Brockhampton’s first mixtape, 2016’s “All American Trash,” was followed by its debut album in June titled “Saturation.” Two months later, “Saturation II” was released. The group’s songs are refreshingly open, with tracks such as “Junky” addressing sexual identity and family relations. “I told my mom I was gay, why … she ain’t listen?” raps Abstract.

The act aims to celebrate each members’ individuality, building an inclusive community for those who feel like they don’t quite fit in.

As a queer artist, Abstract addresses his sexuality with the same bravado as someone like Lil’ Wayne. He says it’s a way to help normalize who he is and help others feel comfortable in their own skin.

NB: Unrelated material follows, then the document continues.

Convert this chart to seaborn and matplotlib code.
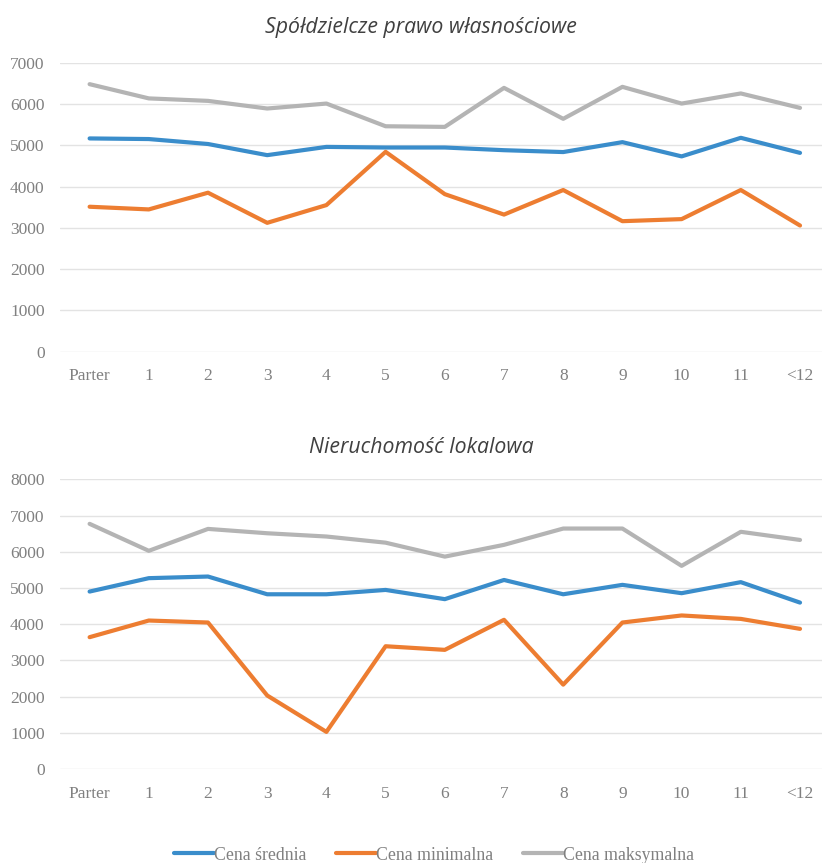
import numpy as np
import pandas as pd
import matplotlib
matplotlib.use("Agg")
import matplotlib.pyplot as plt
import seaborn as sns

floors = ["Parter", "1", "2", "3", "4", "5", "6", "7", "8", "9", "10", "11", "<12"]
series_names = ["Cena średnia", "Cena minimalna", "Cena maksymalna"]

# Spółdzielcze prawo własnościowe
coop_avg = [5165, 5150, 5030, 4760, 4960, 4945, 4945, 4880, 4835, 5075, 4730, 5180, 4815]
coop_min = [3510, 3445, 3850, 3120, 3550, 4840, 3815, 3320, 3915, 3160, 3210, 3915, 3055]
coop_max = [6480, 6135, 6075, 5890, 6010, 5460, 5445, 6390, 5640, 6415, 6010, 6255, 5905]

# Nieruchomość lokalowa
prop_avg = [4900, 5270, 5315, 4825, 4825, 4945, 4690, 5220, 4825, 5085, 4855, 5160, 4595]
prop_min = [3640, 4100, 4045, 2030, 1025, 3390, 3290, 4120, 2330, 4045, 4240, 4145, 3870]
prop_max = [6770, 6025, 6630, 6510, 6420, 6250, 5865, 6190, 6640, 6640, 5610, 6550, 6325]

titles = ["Spółdzielcze prawo własnościowe", "Nieruchomość lokalowa"]
y_limits = [7000, 8000]

palette = {"Cena średnia": "#3A8DCB", "Cena minimalna": "#ED7D31", "Cena maksymalna": "#B4B4B4"}


def long_frame(avg, mn, mx):
    rows = []
    for name, vals in zip(series_names, (avg, mn, mx)):
        for i, v in enumerate(vals):
            rows.append({"pos": i, "floor": floors[i], "series": name, "value": v})
    return pd.DataFrame(rows)


frames = [long_frame(coop_avg, coop_min, coop_max),
          long_frame(prop_avg, prop_min, prop_max)]

sns.set_theme(style="white")
plt.rcParams["font.family"] = ["DejaVu Sans"]

fig = plt.figure(figsize=(8.22, 8.63), dpi=100)
W, H = 822, 863
# axes boxes in pixel coordinates: (left, top, right, bottom)
boxes = [(60, 62.7, 822, 351.6), (60, 479.3, 822, 769.0)]
title_y = [28, 447]

tick_color = "#808080"
serif = ["Liberation Serif", "DejaVu Serif"]

for df, box, ttl, ty, ymax in zip(frames, boxes, titles, title_y, y_limits):
    l, t, r, b = box
    ax = fig.add_axes([l / W, 1 - b / H, (r - l) / W, (b - t) / H])
    sns.lineplot(data=df, x="pos", y="value", hue="series", palette=palette,
                 hue_order=series_names, linewidth=3.0, sort=False, ax=ax,
                 legend=False, zorder=3)
    ax.set_ylim(0, ymax)
    ax.set_xlim(-0.5, (822 - 89) / 59.25)
    ax.set_yticks(np.arange(0, ymax + 1, 1000))
    ax.set_xticks(range(len(floors)))
    ax.set_xticklabels(floors)
    ax.set_xlabel("")
    ax.set_ylabel("")
    ax.grid(axis="y", color="#E3E3E3", linewidth=1.0, zorder=0)
    ax.grid(axis="x", visible=False)
    for s in ax.spines.values():
        s.set_visible(False)
    ax.tick_params(axis="both", length=0, labelsize=12.5, colors=tick_color)
    ax.tick_params(axis="y", pad=11)
    ax.tick_params(axis="x", pad=12)
    for lab in ax.get_xticklabels() + ax.get_yticklabels():
        lab.set_fontfamily(serif)
    fig.text(421 / W, 1 - ty / H, ttl, ha="center", va="center",
             fontsize=15.3, style="italic", color="#404040",
             family=["Open Sans", "DejaVu Sans"])

handles = [plt.Line2D([0], [0], color=palette[n], linewidth=3.0) for n in series_names]
fig.legend(handles, series_names, loc="center", bbox_to_anchor=(434 / W, 1 - 855 / H),
           ncol=3, frameon=False, handlelength=2.25, handletextpad=0.0,
           columnspacing=1.7, prop={"family": serif, "size": 12.8},
           labelcolor=tick_color)

fig.savefig("out.png", dpi=100, facecolor="white")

“My goal isn’t to be this queer icon or anything,” he said. “ I just want to be Kevin Abstract and exist and help as many people as possible who are struggling with whatever they’re struggling with.”

Abstract also hopes to change the narrative surrounding boy band. He embraces the term, which often is associated with corporate-controlled and constructed acts.

His end goal for Brockhampton is for the collective to achieve the fame of the biggest boy bands of all time, rivaling One Direction and ’N Sync.

“I’ve never seen a boy band that had members who look like us,” he said. “Kids of color, from all over the world and met on the internet.”